Ce dilemme met donc en situation deux acteurs, où aucun ne peut contraindre l'autre à faire un certain choix, et où la coopération serait le meilleur choix. Cette situation se retrouve dans de nombreux domaines :

-dans l'économie. Deux entreprises n'ont pas le droit de s'entendre pour fixer les prix du marché (loi antitrust). Mais si par exemple elles haussent toutes les deux leur prix et que la demande ne diminue pas, elles vendront autant d'objets à un meilleur prix, contrairement au cas où une entreprise aurait baissé le prix de cet objet pour en vendre plus que l'autre.

-politique internationale. Deux pays frontaliers peuvent faire le choix ou non d'entretenir une armée. Si ils le font, ils ne posséderont pas assez d'argent pour faire une guerre. Si un seul ne le fait pas il prend le risque de se faire envahir. Si aucun ne le fait, les deux pays gagnent l'argent qui aurait servi pour entretenir l'armée et vivent dans un état de paix. Bien que chacun des pays est incité a créer une armée pour envahir son voisin.

-psychologie. Un couple marié est en état de conflit car chacun des conjoints à eu une relation extra-conjugale à l'insu de l'autre. Chacun des deux voudraient pouvoir avouer leur faute et se réconcilier (coopération) mais s'ils le font ils craignent le mépris de l'autre si l'autre n'a pas fauté et ainsi ils vont préférer l'état de conflit.

-survie en temps de guerre. Lors de la guerre des tranchées deux entités se font face. Le choix consiste à tirer ou non pour choisir de laisser la vie a l'autre ou pas. Il est primordial d'affaiblir l'ennemi pour survivre donc on pourrais préférer de tirer. Or lors de la guerre des tranchées, les deux entités sont exposées longuement l'une face à l'autre et le choix le plus profitable est une coopération mutuelle fondée sur la réciprocité. Les unités vont donc faire le choix de ne tirer que si ce pacte implicite est rompu. Ceci est réalisable car nous somme dans le cas d'un dilemme du prisonnier itératif.
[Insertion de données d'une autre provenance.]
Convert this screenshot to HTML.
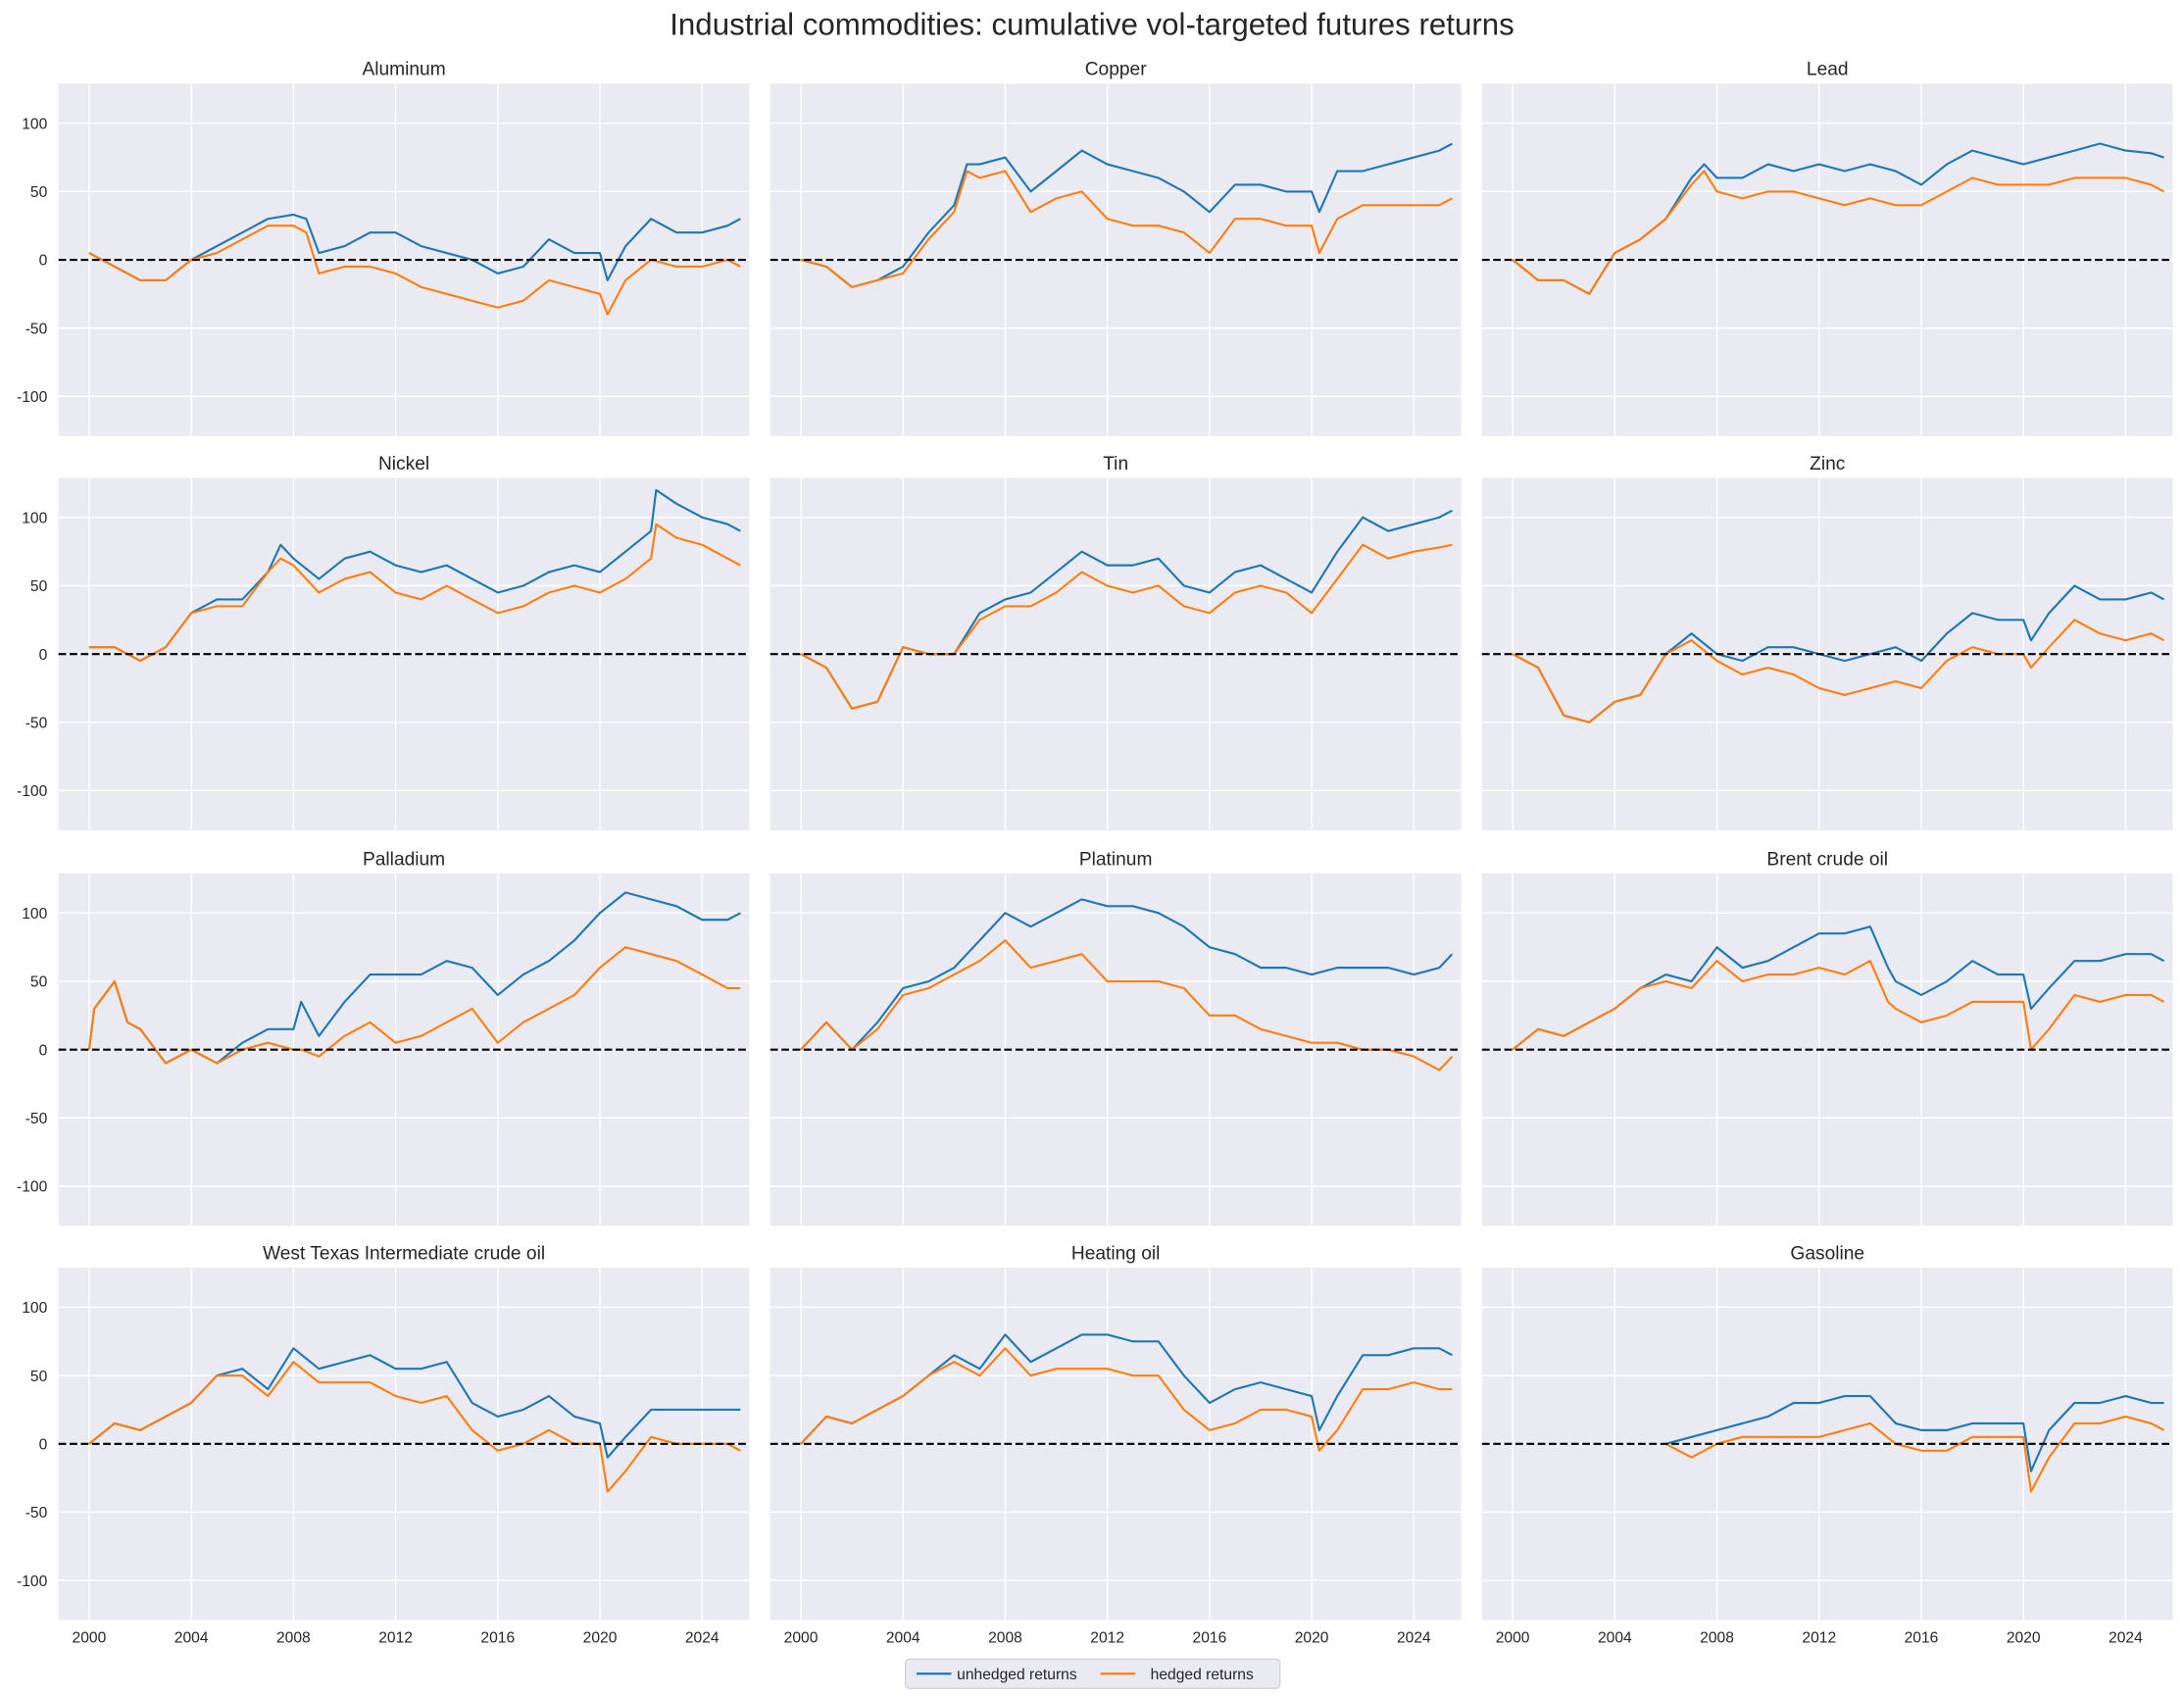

« Lorsque les positions se sont stabilisées, la non-agression entre les troupes s'est installée spontanément en de nombreux endroits du front. Elle a peut-être commencé à s'instaurer au moment des repas, servis à la même heure des deux côtés du no man's land. Un témoin a alors noté que sur une section du front, la période comprise entre 8 et 9 heures du matin était considérée comme réservée aux affaires privées, et certains endroits indiqués par un drapeau étaient interdits aux tireurs des deux camps. Durant l'été 1915, un soldat a fait remarqué que cela aurait été un jeu d'enfant d'attaquer la route qui menait aux tranchées de l'ennemi, encombrée de camions de ravitaillement et de citernes, et de faire un massacre. En réalité, c'est le silence qui régnait. Car après tout, si l'on empêche l'ennemi de s'approvisionner, sa réaction sera simple : il fera de même avec vous.»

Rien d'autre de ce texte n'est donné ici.